Just a short way to the south, in the neighbourhood of Harare, the biggest VPUU project shows how things can be done differently. In the centre of the area now stands a tarmac square, lined either side with new red-brick buildings, carefully designed to frame this new civic space with active frontages. There is a big new library to one side (which now claims to be the busiest public library in Cape Town) next to a building called the Love Life youth centre. Lining the other edge of the square is a neat row of live-work units, with what looks like the beginnings of a high street, complete with a hair salon, internet cafe, co-op bank, TV repair shop, security company and a restaurant – all things that would have been unimaginable 20 years ago, when independent business was outlawed in the townships.
“It's completely changed the feeling of the area,” says 18-year old Bongi Qwesha, walking through the square on her way back from school. “It wouldn't have felt safe to hang around here a few years ago, but now we all come here after school to meet in the square and go on the internet.”
Krause says there has been a 33% reduction in the murder rate in Harare since the programme began in 2005, along with an increase in the general perception of safety (if only from 2 to 2.8 on a 5-step scale), figures which have seen the programme already expanded to other townships around the city.

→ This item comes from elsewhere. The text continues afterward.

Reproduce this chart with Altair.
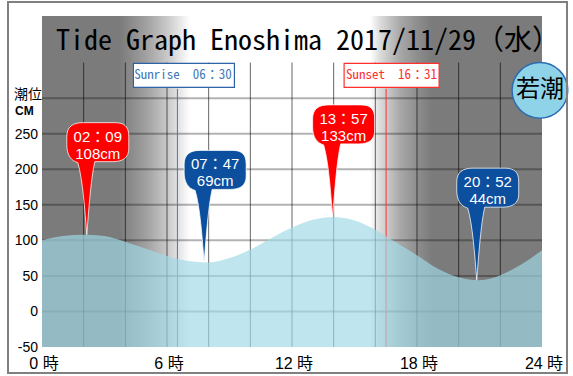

But it hasn't come without a fight. Krause's team, and those who rent the new business units, face regular intimidation from the gangs, whose iron grip over the local economy is being slowly displaced by these initiatives. “That's why we never just wade in and move people on,” says Krause. “It's a very long and intense process of giving the community the confidence to do it for themselves. The city could just continue to airlift these spanking new facilities on to empty sites around the township, but when we do it, we take the time to make sure it's in the right place. It can take up to two years, just to assemble the land for a small project.”
The VPUU's work has yet to reach the peripheral lanes where Panyaza and her family reside, but she has heard that new flushing pubic toilets are on their way, to replace the chemical portaloos – prone to being locked from the outside and tipped over while someone is inside. “If they stop overflowing, we'll sleep better at night,” she says. “But I'm not holding my breath.”
Back in the centre of Cape Town, the World Design Capital entourage returns from the Veuve Clicquot Masters Polo tournament, “South Africa's most exclusive luxury lifestyle event,” where celebrities mingle with designers in the impossibly picturesque surroundings of the Val de Vie estate, in the rolling winelands to the north of the city. High on a cliff above the city, a cocktail reception awaits at another hilltop mansion, where a manicured lawn commands panoramic views across the bay – and from where guests notice billowing clouds of smoke rising in the distance. “Don't worry,” assures their guide, reaching for another glass of champagne. “It's probably just a fire in one of the townships.”
Following Torino, Seoul and Helsinki, Cape Town is the fourth city to be awarded the title of World Design Capital, an accolade bestowed by the Montreal-based International Council for Societies of Industrial Design, which charges a hefty fee to honour a different city with its logo each year. Cape Town has pumped around £3m of public money into its year of design, but it's hard to tell quite where all the cash has gone. There are craft fairs aplenty, showcasing fine ceramics and bespoke furniture, and open studios demonstrating bronze casting and elaborate taxidermy, but most of the funds appear to have been directed at a launch event in London, a New Year's Eve party, a gala dinner and a weekend conference. As a result, many of Cape Town's more established designers and architects have decided to boycott the bonanza.
“I am offended that the word 'design' can be used so loosely, without any consideration for the damage it is doing,” says architect Jo Noero, who has built a body of work across the country over the last 30 years that is deeply embedded in serving the urgent needs of its poorest communities. From schools and community centres, to low-cost housing designed to be partially self-built and adapted by residents, his buildings are made “with the same integrity in the townships as they would have anywhere else,” he says. “Only that way will we ever begin to dismantle the idea of there being two different worlds in South Africa. Buildings must be designed to engage the enthusiasm and creativity of people – that's the only way a tradition of fine building will develop.”
He says that apartheid utterly destroyed the capacity of people to think about upgrading their own homes, and the reconstruction and development programme programme is only doing the same. “The government is still very paternalistic, so people expect it will provide everything,” he adds. “And they still fear that the more freedom you give people, the less easy it is to control them.
“In South Africa there is a horrible lack of imagination about the future. There are grand plans to build whole new satellite cities outside Cape Town, but they're following the same model of putting the poorest people furthest away. It seems like we're just repeating all the mistakes of the past.”
A few streets away, Noero's former partner, Heinrich Wolff, sits at a desk surrounded by a plethora of models of schools and housing projects, as well as a scheme for a dramatic transformation of a dockside warehouse into a new public-facing “innovation hub” for the university.
“We have massive spatial injustices in our city and we've just been sitting and staring at it for the last 20 years,” he says. “When Mandela came to power we had an incredible moment of change. Optimism gripped us all about a future that would happen – through ongoing transformation, not revolution. We are still busy with that project, but there is now a real urgency.”
He says the voices calling for immediate change are fast growing in strength and volume, with radical groups like Julius Malema's Economic Freedom Fighters surging in popularity, as more and more grow disaffected with the ruling ANC. The incendiary red beret-wearing politician, who fires up frenzied crowds with his song “Kill the Boer” at township rallies, promising to unleash a reign of violent retribution, is what keeps white South Africans awake at night.
“Cape Town is a paradise for the minority, but I could hope for a city where everyone has access to the same opportunities that I have,” says Wolff. “Mandela may have postponed revolution – but for how much longer is the question.”